To be done: Please write the listing below out again exactly, leaving every picture behind.
* begin *
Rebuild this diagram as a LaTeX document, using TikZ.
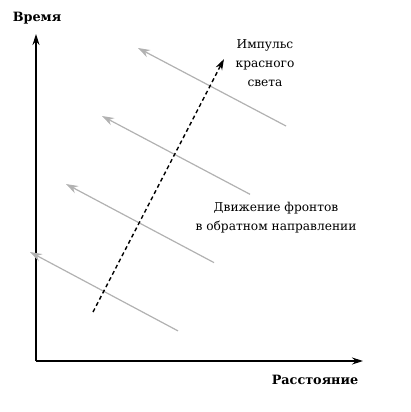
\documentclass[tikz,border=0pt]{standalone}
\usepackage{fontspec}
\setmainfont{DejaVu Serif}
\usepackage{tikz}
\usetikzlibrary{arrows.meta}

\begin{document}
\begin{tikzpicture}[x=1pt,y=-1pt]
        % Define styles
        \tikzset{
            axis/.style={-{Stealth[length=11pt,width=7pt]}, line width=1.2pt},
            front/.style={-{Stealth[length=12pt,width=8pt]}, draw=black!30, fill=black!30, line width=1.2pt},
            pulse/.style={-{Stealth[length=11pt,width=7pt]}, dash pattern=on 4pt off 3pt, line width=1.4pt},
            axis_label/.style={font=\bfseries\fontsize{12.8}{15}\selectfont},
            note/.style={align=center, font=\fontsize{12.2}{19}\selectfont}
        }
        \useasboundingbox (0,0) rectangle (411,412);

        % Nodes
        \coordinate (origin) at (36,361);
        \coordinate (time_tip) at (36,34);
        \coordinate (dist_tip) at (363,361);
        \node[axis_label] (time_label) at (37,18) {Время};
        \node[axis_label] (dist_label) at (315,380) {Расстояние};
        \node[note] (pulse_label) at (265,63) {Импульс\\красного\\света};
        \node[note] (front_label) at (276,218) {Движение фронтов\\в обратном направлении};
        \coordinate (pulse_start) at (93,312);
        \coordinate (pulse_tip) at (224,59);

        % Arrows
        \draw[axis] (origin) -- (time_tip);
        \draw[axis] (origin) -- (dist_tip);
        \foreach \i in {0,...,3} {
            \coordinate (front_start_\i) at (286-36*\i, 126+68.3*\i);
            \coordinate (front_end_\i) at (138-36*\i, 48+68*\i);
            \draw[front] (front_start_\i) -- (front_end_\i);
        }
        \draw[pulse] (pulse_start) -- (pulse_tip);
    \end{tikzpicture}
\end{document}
* end *
Written answer:
Rebuild this diagram as a LaTeX document, using TikZ.
\documentclass[tikz,border=0pt]{standalone}
\usepackage{fontspec}
\setmainfont{DejaVu Serif}
\usepackage{tikz}
\usetikzlibrary{arrows.meta}

\begin{document}
\begin{tikzpicture}[x=1pt,y=-1pt]
        % Define styles
        \tikzset{
            axis/.style={-{Stealth[length=11pt,width=7pt]}, line width=1.2pt},
            front/.style={-{Stealth[length=12pt,width=8pt]}, draw=black!30, fill=black!30, line width=1.2pt},
            pulse/.style={-{Stealth[length=11pt,width=7pt]}, dash pattern=on 4pt off 3pt, line width=1.4pt},
            axis_label/.style={font=\bfseries\fontsize{12.8}{15}\selectfont},
            note/.style={align=center, font=\fontsize{12.2}{19}\selectfont}
        }
        \useasboundingbox (0,0) rectangle (411,412);

        % Nodes
        \coordinate (origin) at (36,361);
        \coordinate (time_tip) at (36,34);
        \coordinate (dist_tip) at (363,361);
        \node[axis_label] (time_label) at (37,18) {Время};
        \node[axis_label] (dist_label) at (315,380) {Расстояние};
        \node[note] (pulse_label) at (265,63) {Импульс\\красного\\света};
        \node[note] (front_label) at (276,218) {Движение фронтов\\в обратном направлении};
        \coordinate (pulse_start) at (93,312);
        \coordinate (pulse_tip) at (224,59);

        % Arrows
        \draw[axis] (origin) -- (time_tip);
        \draw[axis] (origin) -- (dist_tip);
        \foreach \i in {0,...,3} {
            \coordinate (front_start_\i) at (286-36*\i, 126+68.3*\i);
            \coordinate (front_end_\i) at (138-36*\i, 48+68*\i);
            \draw[front] (front_start_\i) -- (front_end_\i);
        }
        \draw[pulse] (pulse_start) -- (pulse_tip);
    \end{tikzpicture}
\end{document}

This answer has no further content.